──────── Task input
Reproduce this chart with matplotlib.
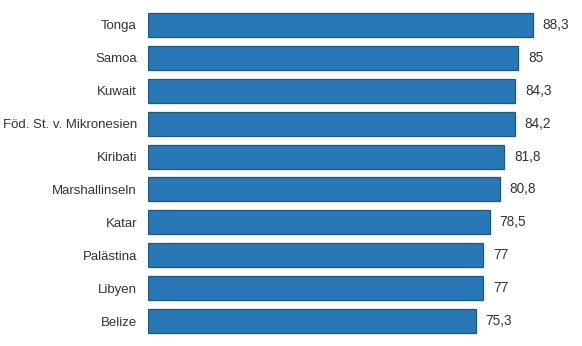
import matplotlib.pyplot as plt

countries = ['Tonga', 'Samoa', 'Kuwait', 'Föd. St. v. Mikronesien', 'Kiribati',
             'Marshallinseln', 'Katar', 'Palästina', 'Libyen', 'Belize']
values = [88.3, 85, 84.3, 84.2, 81.8, 80.8, 78.5, 77, 77, 75.3]

plt.rcParams['font.family'] = ['Liberation Sans', 'DejaVu Sans']

fig = plt.figure(figsize=(5.82, 3.46), dpi=100)
ax = fig.add_axes([148 / 582, 0, 434 / 582, 1])

pos = list(range(len(countries)))
ax.barh(pos, values, height=0.73, color='#2878b8', edgecolor='#1c5685', linewidth=0.9)

for p, v in zip(pos, values):
    txt = f'{v:g}'.replace('.', ',')
    ax.text(v + 2.2, p, txt, va='center', ha='left', fontsize=9.8, color='#333333')

ax.set_xlim(0, 434 / 4.357)
ax.set_ylim(9.76, -0.76)
ax.set_yticks(pos)
ax.set_yticklabels(countries, fontsize=9.5, color='#333333')
ax.tick_params(axis='y', length=0, pad=8)
ax.set_xticks([])
for sp in ax.spines.values():
    sp.set_visible(False)

fig.savefig('out.png', dpi=100)
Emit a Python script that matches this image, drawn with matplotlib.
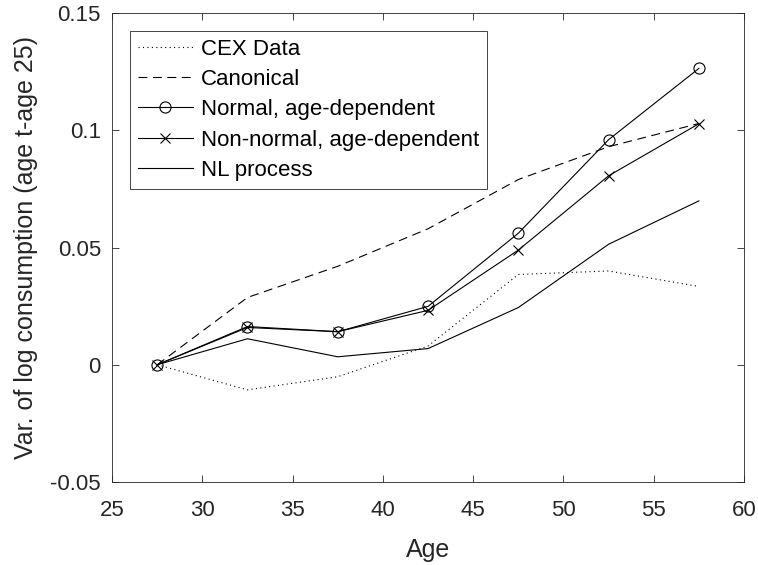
import numpy as np
import matplotlib.pyplot as plt

plt.rcParams['font.family'] = ['Liberation Sans', 'DejaVu Sans']

# age group midpoints
age = [27.5, 32.5, 37.5, 42.5, 47.5, 52.5, 57.5]

# variance of log consumption relative to age 25
cex       = [0.0, -0.0107, -0.0051, 0.0080, 0.0385, 0.0400, 0.0334]
canonical = [0.0, 0.0287, 0.0420, 0.0580, 0.0790, 0.0930, 0.1029]
normal    = [0.0, 0.0163, 0.0141, 0.0249, 0.0561, 0.0960, 0.1264]
nonnormal = [0.0, 0.0159, 0.0141, 0.0232, 0.0489, 0.0806, 0.1028]
nlproc    = [0.0, 0.0111, 0.0034, 0.0069, 0.0244, 0.0514, 0.0699]

grey = '#262626'

fig = plt.figure(figsize=(7.58, 5.65), dpi=100)
ax = fig.add_axes([0.1478, 0.1469, 0.8338, 0.830])

ax.plot(age, cex, color='k', lw=0.8, ls=(0, (1, 3)), label='CEX Data')
ax.plot(age, canonical, color='k', lw=0.8, ls=(0, (8, 5)), label='Canonical')
ax.plot(age, normal, color='k', lw=0.8, marker='o', ms=8, mfc='none',
        mew=0.8, label='Normal, age-dependent')
ax.plot(age, nonnormal, color='k', lw=0.8, marker='x', ms=6.5, mew=0.8,
        label='Non-normal, age-dependent')
ax.plot(age, nlproc, color='k', lw=0.8, label='NL process')

ax.set_xlim(25, 60)
ax.set_ylim(-0.05, 0.15)
ax.set_xticks(np.arange(25, 61, 5))
ax.set_yticks([-0.05, 0, 0.05, 0.1, 0.15])
ax.set_yticklabels(['-0.05', '0', '0.05', '0.1', '0.15'])
ax.tick_params(direction='in', top=True, right=True, labelsize=16, length=5,
               width=0.6, colors=grey)
ax.tick_params(axis='x', pad=13)
ax.tick_params(axis='y', pad=8)
for s in ax.spines.values():
    s.set_linewidth(0.6)
    s.set_color(grey)

ax.set_xlabel('Age', fontsize=18, color=grey, labelpad=12)
ax.set_ylabel('Var. of log consumption (age t-age 25)', fontsize=18,
              color=grey, labelpad=9)

leg = ax.legend(loc='upper left', fontsize=16, fancybox=False, edgecolor=grey,
                framealpha=1, borderaxespad=0.8, handlelength=2.5,
                handletextpad=0.35, labelspacing=0.42, borderpad=0.35)
leg.get_frame().set_linewidth(0.6)

fig.savefig('out.png', dpi=100)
────────────────
*Set problem:* Leave every image out, and retype the material exactly.

*Result of the task:*
Reproduce this chart with matplotlib.
import matplotlib.pyplot as plt

countries = ['Tonga', 'Samoa', 'Kuwait', 'Föd. St. v. Mikronesien', 'Kiribati',
             'Marshallinseln', 'Katar', 'Palästina', 'Libyen', 'Belize']
values = [88.3, 85, 84.3, 84.2, 81.8, 80.8, 78.5, 77, 77, 75.3]

plt.rcParams['font.family'] = ['Liberation Sans', 'DejaVu Sans']

fig = plt.figure(figsize=(5.82, 3.46), dpi=100)
ax = fig.add_axes([148 / 582, 0, 434 / 582, 1])

pos = list(range(len(countries)))
ax.barh(pos, values, height=0.73, color='#2878b8', edgecolor='#1c5685', linewidth=0.9)

for p, v in zip(pos, values):
    txt = f'{v:g}'.replace('.', ',')
    ax.text(v + 2.2, p, txt, va='center', ha='left', fontsize=9.8, color='#333333')

ax.set_xlim(0, 434 / 4.357)
ax.set_ylim(9.76, -0.76)
ax.set_yticks(pos)
ax.set_yticklabels(countries, fontsize=9.5, color='#333333')
ax.tick_params(axis='y', length=0, pad=8)
ax.set_xticks([])
for sp in ax.spines.values():
    sp.set_visible(False)

fig.savefig('out.png', dpi=100)
Emit a Python script that matches this image, drawn with matplotlib.
import numpy as np
import matplotlib.pyplot as plt

plt.rcParams['font.family'] = ['Liberation Sans', 'DejaVu Sans']

# age group midpoints
age = [27.5, 32.5, 37.5, 42.5, 47.5, 52.5, 57.5]

# variance of log consumption relative to age 25
cex       = [0.0, -0.0107, -0.0051, 0.0080, 0.0385, 0.0400, 0.0334]
canonical = [0.0, 0.0287, 0.0420, 0.0580, 0.0790, 0.0930, 0.1029]
normal    = [0.0, 0.0163, 0.0141, 0.0249, 0.0561, 0.0960, 0.1264]
nonnormal = [0.0, 0.0159, 0.0141, 0.0232, 0.0489, 0.0806, 0.1028]
nlproc    = [0.0, 0.0111, 0.0034, 0.0069, 0.0244, 0.0514, 0.0699]

grey = '#262626'

fig = plt.figure(figsize=(7.58, 5.65), dpi=100)
ax = fig.add_axes([0.1478, 0.1469, 0.8338, 0.830])

ax.plot(age, cex, color='k', lw=0.8, ls=(0, (1, 3)), label='CEX Data')
ax.plot(age, canonical, color='k', lw=0.8, ls=(0, (8, 5)), label='Canonical')
ax.plot(age, normal, color='k', lw=0.8, marker='o', ms=8, mfc='none',
        mew=0.8, label='Normal, age-dependent')
ax.plot(age, nonnormal, color='k', lw=0.8, marker='x', ms=6.5, mew=0.8,
        label='Non-normal, age-dependent')
ax.plot(age, nlproc, color='k', lw=0.8, label='NL process')

ax.set_xlim(25, 60)
ax.set_ylim(-0.05, 0.15)
ax.set_xticks(np.arange(25, 61, 5))
ax.set_yticks([-0.05, 0, 0.05, 0.1, 0.15])
ax.set_yticklabels(['-0.05', '0', '0.05', '0.1', '0.15'])
ax.tick_params(direction='in', top=True, right=True, labelsize=16, length=5,
               width=0.6, colors=grey)
ax.tick_params(axis='x', pad=13)
ax.tick_params(axis='y', pad=8)
for s in ax.spines.values():
    s.set_linewidth(0.6)
    s.set_color(grey)

ax.set_xlabel('Age', fontsize=18, color=grey, labelpad=12)
ax.set_ylabel('Var. of log consumption (age t-age 25)', fontsize=18,
              color=grey, labelpad=9)

leg = ax.legend(loc='upper left', fontsize=16, fancybox=False, edgecolor=grey,
                framealpha=1, borderaxespad=0.8, handlelength=2.5,
                handletextpad=0.35, labelspacing=0.42, borderpad=0.35)
leg.get_frame().set_linewidth(0.6)

fig.savefig('out.png', dpi=100)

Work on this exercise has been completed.